_WORK TO COMPLETE_: Return every line below as is, leaving out the pictures.

_MATERIAL_:
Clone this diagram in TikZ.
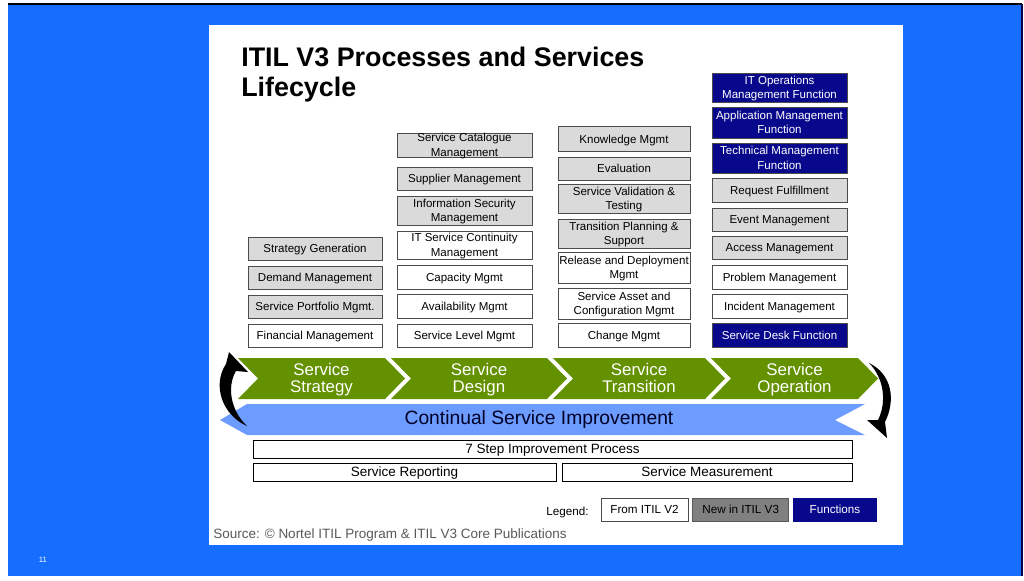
\documentclass[tikz,border=0pt]{standalone}
\usepackage{fontspec}
\setmainfont{Liberation Sans}
\usetikzlibrary{positioning}

\definecolor{slideblue}{RGB}{22,110,255}
\definecolor{lcgreen}{RGB}{100,145,0}
\definecolor{csiblue}{RGB}{108,156,255}
\definecolor{fnnavy}{RGB}{8,8,140}
\definecolor{newgray}{RGB}{218,218,218}
\definecolor{lgdgray}{RGB}{128,128,128}

\begin{document}
\begin{tikzpicture}[x=0.025cm, y=-0.025cm,
    procbox/.style={draw=black!70, line width=0.5pt, inner sep=0pt, align=center,
      text depth=0pt, font=\fontsize{8.2}{10.4}\selectfont},
    stepbox/.style={draw=black, line width=0.6pt, inner sep=0pt, minimum height=0.45cm,
      text depth=0pt, font=\fontsize{9.6}{11}\selectfont},
    lgdbox/.style={draw=black!70, line width=0.5pt, inner sep=0pt, minimum height=0.575cm,
      text depth=0pt, font=\fontsize{8.3}{10}\selectfont},
    phase/.style={text=white, align=center, inner sep=0pt, text depth=0pt,
      font=\fontsize{12}{12}\selectfont}]

  \useasboundingbox (0,0) rectangle (1024,580);
  \fill[white] (0,0) rectangle (1024,580);
  \fill[slideblue] (8,4) rectangle (1022,576);
  \draw[line width=1pt] (8,4) -- (1022,4);
  \draw[fnnavy!50!black, line width=0.8pt] (1022,4) -- (1022,576);
  \node[text=white, font=\fontsize{5.5}{6}\selectfont] (pgno) at (43,560) {11};

  % slide panel
  \fill[white] (209,25) rectangle (903,545);
  \node[anchor=north west, inner sep=0pt, align=left,
        font=\bfseries\fontsize{19.1}{21.6}\selectfont] (title) at (241,46.5)
        {ITIL V3 Processes and Services\\Lifecycle};

  % process columns
  \foreach \y/\h/\fc/\tc/\txt [count=\i] in {
      248.5/23/newgray/black/Strategy Generation,
      277.5/23/newgray/black/Demand Management,
      306.5/23/newgray/black/Service Portfolio Mgmt.,
      335.5/23/white/black/Financial Management}{
    \node[procbox, fill=\fc, text=\tc, minimum width=3.35cm, minimum height=\h*0.025cm]
      (ss\i) at (315,\y) {\txt};
  }

  \foreach \y/\h/\fc/\tc/\txt [count=\i] in {
      145/24/newgray/black/{Service Catalogue\\Management},
      178.5/23/newgray/black/Supplier Management,
      210.5/29/newgray/black/{Information Security\\Management},
      245/28/white/black/{IT Service Continuity\\Management},
      277/24/white/black/Capacity Mgmt,
      306/24/white/black/Availability Mgmt,
      335.5/23/white/black/Service Level Mgmt}{
    \node[procbox, fill=\fc, text=\tc, minimum width=3.375cm, minimum height=\h*0.025cm]
      (sd\i) at (464.5,\y) {\txt};
  }

  \foreach \y/\h/\fc/\tc/\txt [count=\i] in {
      139/25/newgray/black/Knowledge Mgmt,
      168.5/23/newgray/black/Evaluation,
      198.5/29/newgray/black/{Service Validation \&\\Testing},
      233.5/29/newgray/black/{Transition Planning \&\\Support},
      267.5/31/white/black/{Release and Deployment\\Mgmt},
      303.5/31/white/black/{Service Asset and\\Configuration Mgmt},
      335/24/white/black/Change Mgmt}{
    \node[procbox, fill=\fc, text=\tc, minimum width=3.3cm, minimum height=\h*0.025cm]
      (st\i) at (624,\y) {\txt};
  }

  \foreach \y/\h/\fc/\tc/\txt [count=\i] in {
      87.5/29/fnnavy/white/{IT Operations\\Management Function},
      122.5/31/fnnavy/white/{Application Management\\Function},
      158/30/fnnavy/white/{Technical Management\\Function},
      190/24/newgray/black/Request Fulfillment,
      219.5/23/newgray/black/Event Management,
      247.5/23/newgray/black/Access Management,
      277/24/white/black/Problem Management,
      306/24/white/black/Incident Management,
      335/24/fnnavy/white/Service Desk Function}{
    \node[procbox, fill=\fc, text=\tc, minimum width=3.375cm, minimum height=\h*0.025cm]
      (so\i) at (779.5,\y) {\txt};
  }

  % lifecycle chevrons
  \foreach \xl/\xr/\wa/\wb [count=\i] in {238/385/Service/Strategy, 391/547/Service/Design,
      553/705/Service/Transition, 711/858/Service/Operation}{
    \fill[lcgreen] (\xl,358) -- (\xr,358) -- ++(20,20.5) -- (\xr,399) -- (\xl,399)
      -- ++(20,-20.5) -- cycle;
    \node[phase] (ph\i) at ({(\xl+\xr)/2+10},377.5) {\wa\\\wb};
  }

  \fill[csiblue] (220,420) -- (247,404) -- (865,404) -- (835,420) -- (865,435)
    -- (247,435) -- cycle;
  \node[inner sep=0pt, text=black!85!blue, font=\fontsize{13.7}{14}\selectfont] (csi)
    at (539,420) {Continual Service Improvement};

  % cycle arrows
  \fill (247,426) .. controls (222,415) and (212,385) .. (226,364) -- (229,352)
    -- (248,372) -- (236,371) .. controls (227,386) and (230,410) .. (247,426) -- cycle;
  \fill (869,363) .. controls (892,374) and (896,400) .. (885,422) -- (887,438)
    -- (867,420) -- (878,420) .. controls (887,402) and (884,378) .. (869,363) -- cycle;

  % improvement boxes
  \node[stepbox, minimum width=14.975cm] (imp) at (552.5,449) {7 Step Improvement Process};
  \node[stepbox, minimum width=7.575cm] (rep) at (404.5,472) {Service Reporting};
  \node[stepbox, minimum width=7.25cm] (msr) at (707,472) {Service Measurement};

  % legend
  \node[lgdbox, fill=white, minimum width=2.175cm] (lv2) at (644.5,509.5) {From ITIL V2};
  \node[lgdbox, fill=lgdgray, draw=lgdgray!70!black, minimum width=2.4cm, right=0.1cm of lv2]
    (lv3) {New in ITIL V3};
  \node[lgdbox, fill=fnnavy, draw=fnnavy, text=white, minimum width=2.075cm, right=0.1cm of lv3]
    (lfn) {Functions};
  \node[inner sep=0pt, text depth=0pt, font=\fontsize{8.3}{10}\selectfont] (lgd)
    at (567.5,511) {Legend:};

  \node[anchor=base west, inner sep=0pt, text=black!65, font=\fontsize{9.6}{11}\selectfont]
    (src) at (213,538) {Source: © Nortel ITIL Program \& ITIL V3 Core Publications};
\end{tikzpicture}
\end{document}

_RESPONSE TO THIS EXERCISE_:
Clone this diagram in TikZ.
\documentclass[tikz,border=0pt]{standalone}
\usepackage{fontspec}
\setmainfont{Liberation Sans}
\usetikzlibrary{positioning}

\definecolor{slideblue}{RGB}{22,110,255}
\definecolor{lcgreen}{RGB}{100,145,0}
\definecolor{csiblue}{RGB}{108,156,255}
\definecolor{fnnavy}{RGB}{8,8,140}
\definecolor{newgray}{RGB}{218,218,218}
\definecolor{lgdgray}{RGB}{128,128,128}

\begin{document}
\begin{tikzpicture}[x=0.025cm, y=-0.025cm,
    procbox/.style={draw=black!70, line width=0.5pt, inner sep=0pt, align=center,
      text depth=0pt, font=\fontsize{8.2}{10.4}\selectfont},
    stepbox/.style={draw=black, line width=0.6pt, inner sep=0pt, minimum height=0.45cm,
      text depth=0pt, font=\fontsize{9.6}{11}\selectfont},
    lgdbox/.style={draw=black!70, line width=0.5pt, inner sep=0pt, minimum height=0.575cm,
      text depth=0pt, font=\fontsize{8.3}{10}\selectfont},
    phase/.style={text=white, align=center, inner sep=0pt, text depth=0pt,
      font=\fontsize{12}{12}\selectfont}]

  \useasboundingbox (0,0) rectangle (1024,580);
  \fill[white] (0,0) rectangle (1024,580);
  \fill[slideblue] (8,4) rectangle (1022,576);
  \draw[line width=1pt] (8,4) -- (1022,4);
  \draw[fnnavy!50!black, line width=0.8pt] (1022,4) -- (1022,576);
  \node[text=white, font=\fontsize{5.5}{6}\selectfont] (pgno) at (43,560) {11};

  % slide panel
  \fill[white] (209,25) rectangle (903,545);
  \node[anchor=north west, inner sep=0pt, align=left,
        font=\bfseries\fontsize{19.1}{21.6}\selectfont] (title) at (241,46.5)
        {ITIL V3 Processes and Services\\Lifecycle};

  % process columns
  \foreach \y/\h/\fc/\tc/\txt [count=\i] in {
      248.5/23/newgray/black/Strategy Generation,
      277.5/23/newgray/black/Demand Management,
      306.5/23/newgray/black/Service Portfolio Mgmt.,
      335.5/23/white/black/Financial Management}{
    \node[procbox, fill=\fc, text=\tc, minimum width=3.35cm, minimum height=\h*0.025cm]
      (ss\i) at (315,\y) {\txt};
  }

  \foreach \y/\h/\fc/\tc/\txt [count=\i] in {
      145/24/newgray/black/{Service Catalogue\\Management},
      178.5/23/newgray/black/Supplier Management,
      210.5/29/newgray/black/{Information Security\\Management},
      245/28/white/black/{IT Service Continuity\\Management},
      277/24/white/black/Capacity Mgmt,
      306/24/white/black/Availability Mgmt,
      335.5/23/white/black/Service Level Mgmt}{
    \node[procbox, fill=\fc, text=\tc, minimum width=3.375cm, minimum height=\h*0.025cm]
      (sd\i) at (464.5,\y) {\txt};
  }

  \foreach \y/\h/\fc/\tc/\txt [count=\i] in {
      139/25/newgray/black/Knowledge Mgmt,
      168.5/23/newgray/black/Evaluation,
      198.5/29/newgray/black/{Service Validation \&\\Testing},
      233.5/29/newgray/black/{Transition Planning \&\\Support},
      267.5/31/white/black/{Release and Deployment\\Mgmt},
      303.5/31/white/black/{Service Asset and\\Configuration Mgmt},
      335/24/white/black/Change Mgmt}{
    \node[procbox, fill=\fc, text=\tc, minimum width=3.3cm, minimum height=\h*0.025cm]
      (st\i) at (624,\y) {\txt};
  }

  \foreach \y/\h/\fc/\tc/\txt [count=\i] in {
      87.5/29/fnnavy/white/{IT Operations\\Management Function},
      122.5/31/fnnavy/white/{Application Management\\Function},
      158/30/fnnavy/white/{Technical Management\\Function},
      190/24/newgray/black/Request Fulfillment,
      219.5/23/newgray/black/Event Management,
      247.5/23/newgray/black/Access Management,
      277/24/white/black/Problem Management,
      306/24/white/black/Incident Management,
      335/24/fnnavy/white/Service Desk Function}{
    \node[procbox, fill=\fc, text=\tc, minimum width=3.375cm, minimum height=\h*0.025cm]
      (so\i) at (779.5,\y) {\txt};
  }

  % lifecycle chevrons
  \foreach \xl/\xr/\wa/\wb [count=\i] in {238/385/Service/Strategy, 391/547/Service/Design,
      553/705/Service/Transition, 711/858/Service/Operation}{
    \fill[lcgreen] (\xl,358) -- (\xr,358) -- ++(20,20.5) -- (\xr,399) -- (\xl,399)
      -- ++(20,-20.5) -- cycle;
    \node[phase] (ph\i) at ({(\xl+\xr)/2+10},377.5) {\wa\\\wb};
  }

  \fill[csiblue] (220,420) -- (247,404) -- (865,404) -- (835,420) -- (865,435)
    -- (247,435) -- cycle;
  \node[inner sep=0pt, text=black!85!blue, font=\fontsize{13.7}{14}\selectfont] (csi)
    at (539,420) {Continual Service Improvement};

  % cycle arrows
  \fill (247,426) .. controls (222,415) and (212,385) .. (226,364) -- (229,352)
    -- (248,372) -- (236,371) .. controls (227,386) and (230,410) .. (247,426) -- cycle;
  \fill (869,363) .. controls (892,374) and (896,400) .. (885,422) -- (887,438)
    -- (867,420) -- (878,420) .. controls (887,402) and (884,378) .. (869,363) -- cycle;

  % improvement boxes
  \node[stepbox, minimum width=14.975cm] (imp) at (552.5,449) {7 Step Improvement Process};
  \node[stepbox, minimum width=7.575cm] (rep) at (404.5,472) {Service Reporting};
  \node[stepbox, minimum width=7.25cm] (msr) at (707,472) {Service Measurement};

  % legend
  \node[lgdbox, fill=white, minimum width=2.175cm] (lv2) at (644.5,509.5) {From ITIL V2};
  \node[lgdbox, fill=lgdgray, draw=lgdgray!70!black, minimum width=2.4cm, right=0.1cm of lv2]
    (lv3) {New in ITIL V3};
  \node[lgdbox, fill=fnnavy, draw=fnnavy, text=white, minimum width=2.075cm, right=0.1cm of lv3]
    (lfn) {Functions};
  \node[inner sep=0pt, text depth=0pt, font=\fontsize{8.3}{10}\selectfont] (lgd)
    at (567.5,511) {Legend:};

  \node[anchor=base west, inner sep=0pt, text=black!65, font=\fontsize{9.6}{11}\selectfont]
    (src) at (213,538) {Source: © Nortel ITIL Program \& ITIL V3 Core Publications};
\end{tikzpicture}
\end{document}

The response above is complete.